Using ProxySpace also simplifies the whole In/Out and Bus management you were playing with.

What do you think?

munshkr commented 5 years ago

Actually, Lode.generate could also generate a SynthDef with the parameters. This way, there is no need for Oderk4 to parse the parameter names, and remember their order.

This works now with the current Oderk4 implementation:

(
SynthDef.new(\hopf, {
  Out.ar(\out.ar(0), Oderk4.ar(\Hopf, \w.ar(0.3), \e.ar(300)));
}).add;
)

f = { |key=\default| SynthDescLib.global.at(key).def.func };

p = ProxySpace.push(s);

~hopf.play;
~hopf[0] = f.(\hopf);

// fxs
~hopf[10] = \filter -> { |sig| FreeVerb.ar(RLPF.ar(sig, SinOsc.kr(0.25).range(5000,10000))) * SinOsc.kr(8).range(0.25,0.75) };
~hopf[11] = \filter -> { |sig| Mix.ar([sig[0], DelayN.ar(sig[1], 1, 0.125)]) };

// patterns!
~hopf[30] = \set -> Pbind(\e, Pwhite(220, 440), \w, Pseq([0.01, 0.2, 0.1], inf), \dur, 0.25);

// map synths to parameters
~pe = { LFNoise2.kr(30, 300, 500) };
~hopf.set(\e, ~pe);

Connecting some ODE to another ODEs parameter would be something like this:

// map some ODE to another ODE
~hopf2 = f.(\hopf);
~hopf2.set(\out, ~pw)
~hopf.set(\w, ~pw)

But it has some issues right now. For some reason, ~hopf2 outputs to ~pw but also outputs sound to 0. Probably a multichannel expansion behavior that I'm missing.

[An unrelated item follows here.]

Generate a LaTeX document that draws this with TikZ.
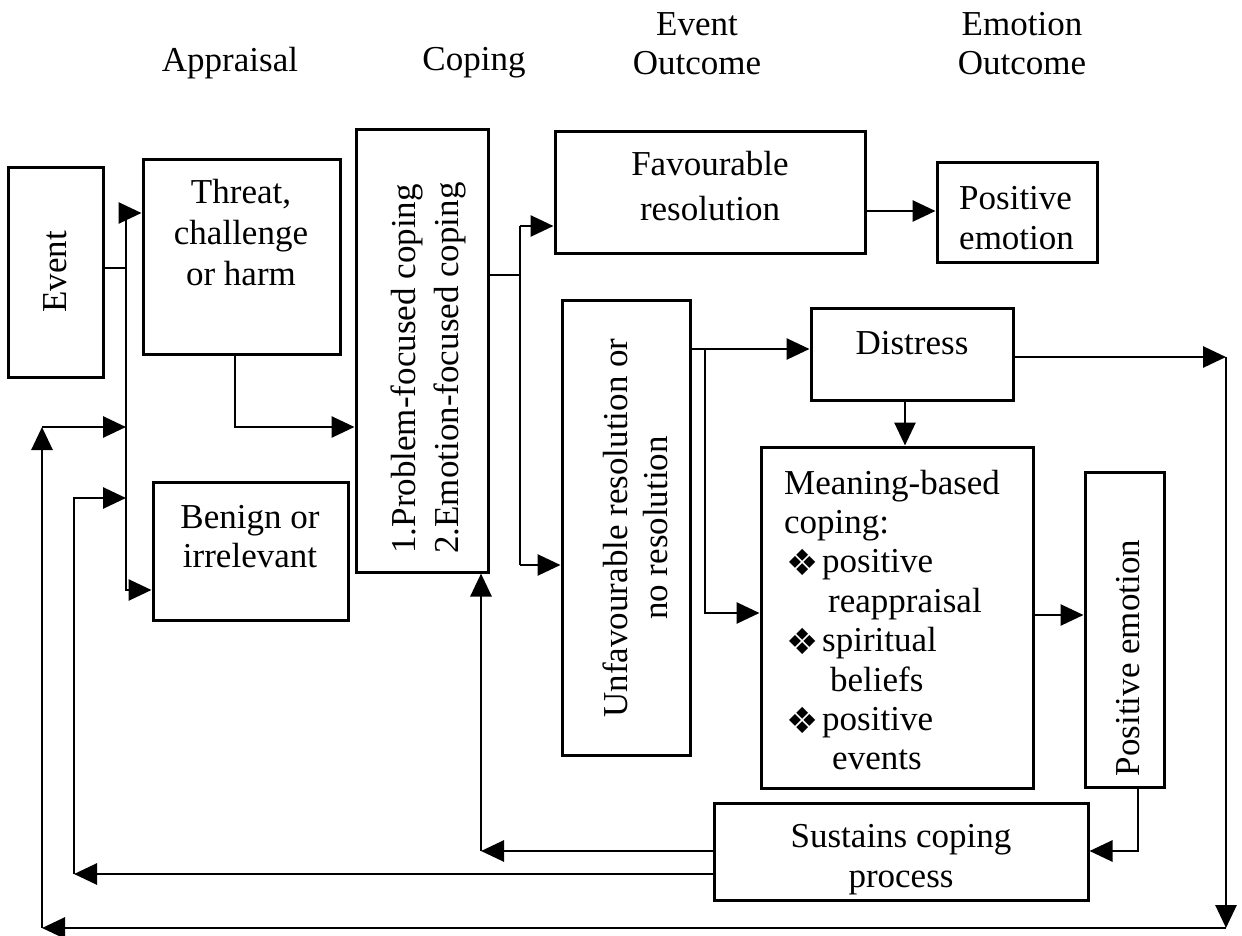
\documentclass[tikz,border=0pt]{standalone}
\usepackage{fontspec}
\setmainfont{Liberation Serif}
\newfontfamily\symfont{DejaVu Sans}
\usetikzlibrary{arrows.meta,fit}

% bullet used in the meaning-based coping list
\newcommand{\mbul}{\makebox[38pt][l]{\hspace{2pt}\raisebox{-3pt}{\symfont\fontsize{36}{36}\selectfont ❖}}}

\begin{document}
\begin{tikzpicture}[x=1pt,y=-1pt,
  box/.style={draw, line width=3pt, inner sep=0pt},
  lbl/.style={font=\fontsize{35}{42}\selectfont, inner sep=0pt, align=center},
  conn/.style={line width=2.8pt},
  arr/.style={conn, -{Triangle[length=23pt,width=21pt]}},
]
\useasboundingbox (0,0) rectangle (1242,936);

% column headings
\node[lbl] (h-appraisal) at (230,63) {Appraisal};
\node[lbl] (h-coping)    at (474,63) {Coping};
\node[lbl, font=\fontsize{35}{39}\selectfont] (h-event) at (697,44) {Event\\Outcome};
\node[lbl, font=\fontsize{35}{39}\selectfont] (h-emotion) at (1022,44) {Emotion\\Outcome};

% boxes
\node[box, fit={(8,168) (103,377)}]    (event) {};
\node[box, fit={(143,160) (340,354)}]  (threat) {};
\node[box, fit={(153,482) (348,620)}]  (benign) {};
\node[box, fit={(356,130) (488,572)}]  (coping) {};
\node[box, fit={(555,132) (865,253)}]  (fav) {};
\node[box, fit={(937,163) (1097,262)}] (pos) {};
\node[box, fit={(562,300) (690,755)}]  (unfav) {};
\node[box, fit={(811,308) (1013,400)}] (distress) {};
\node[box, fit={(761,447) (1033,788)}] (meaning) {};
\node[box, fit={(1085,472) (1164,787)}] (posemo) {};
\node[box, fit={(714,803) (1088,900)}] (sustains) {};

% box texts
\node[lbl, rotate=90] (event-t) at (55,272) {Event};
\node[lbl, font=\fontsize{35}{41}\selectfont] (threat-t) at (241,233) {Threat,\\challenge\\or harm};
\node[lbl, font=\fontsize{35}{39}\selectfont] (benign-t) at (250,537) {Benign or\\irrelevant};
\node[lbl, rotate=90, align=left, font=\fontsize{35}{43}\selectfont] (coping-t) at (428,368)
  {1.Problem-focused coping\\2.Emotion-focused coping};
\node[lbl, font=\fontsize{35}{45}\selectfont] (fav-t) at (710,186) {Favourable\\resolution};
\node[lbl, align=left, anchor=west, font=\fontsize{35}{40}\selectfont] (pos-t) at (959,218) {Positive\\emotion};
\node[lbl, rotate=90, font=\fontsize{35}{40}\selectfont] (unfav-t) at (635,528)
  {Unfavourable resolution or\\no resolution};
\node[lbl] (distress-t) at (912,343) {Distress};
\node[lbl, align=left, anchor=west, font=\fontsize{35}{39.4}\selectfont] (meaning-t) at (784,620)
  {Meaning-based\\
   coping:\\
   \mbul positive\\
   \hspace*{44pt}reappraisal\\
   \mbul spiritual\\
   \hspace*{46pt}beliefs\\
   \mbul positive\\
   \hspace*{48pt}events};
\node[lbl, rotate=90] (posemo-t) at (1128,658) {Positive emotion};
\node[lbl, font=\fontsize{35}{40}\selectfont] (sustains-t) at (901,860) {Sustains coping\\process};

% appraisal spine
\coordinate (sp-top) at (126,213);
\coordinate (sp-bot) at (126,590);
\draw[conn] (event.east |- 0,268) -- (sp-top |- 0,268);
\draw[arr] (sp-top) -- (threat.west |- sp-top);
\draw[arr] (sp-top) -- (sp-bot) -- (benign.west |- sp-bot);

% appraisal to coping
\draw[arr] (threat.south -| 235,0) -- (235,427) -- (coping.west |- 0,427);

% coping to event outcomes
\coordinate (cj) at (520,275);
\draw[conn] (coping.east |- cj) -- (cj);
\draw[arr] (cj |- 0,226) -- (fav.west |- 0,226);
\draw[conn] (cj |- 0,226) -- (cj |- 0,565);
\draw[arr] (cj |- 0,565) -- (unfav.west |- 0,565);

% favourable branch
\draw[arr] (fav.east |- 0,211) -- (pos.west |- 0,211);

% unfavourable branch
\draw[arr] (unfav.east |- 0,349) -- (distress.west |- 0,349);
\draw[arr] (705,349) -- (705,613) -- (meaning.west |- 0,613);
\draw[arr] (distress.south -| 905,0) -- (meaning.north -| 905,0);
\draw[arr] (meaning.east |- 0,615) -- (posemo.west |- 0,615);
\draw[arr] (posemo.south -| 1138,0) -- (1138,851) -- (sustains.east |- 0,851);

% feedback from sustained coping
\draw[arr] (sustains.west |- 0,851) -- (481,851);
\draw[arr] (481,851) -- (coping.south -| 481,0);
\draw[arr] (sustains.west |- 0,874) -- (74,874);
\draw[arr] (74,874) -- (74,498) -- (sp-top |- 0,498);

% outer loop from distress back to appraisal
\draw[arr] (distress.east |- 0,357) -- (1226,357);
\draw[arr] (1226,357) -- (1226,928);
\draw[arr] (1226,928) -- (42,928);
\draw[arr] (42,928) -- (42,427);
\draw[arr] (42,427) -- (sp-top |- 0,427);
\end{tikzpicture}
\end{document}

pabloriera commented 5 years ago

(I closed the issue accidentally)

Regarding writing the equations directly on SC and not using the yaml, it would be a great alternative, but I don't know how easy is to call python from Supercollider. It sure could be done, but I was using the FoxDot way of communicating with SC, so it was handy to have a python side.

But is true that for the stage and for debugging it could be very useful to work directly on SC, by using ProxySpace live coding style.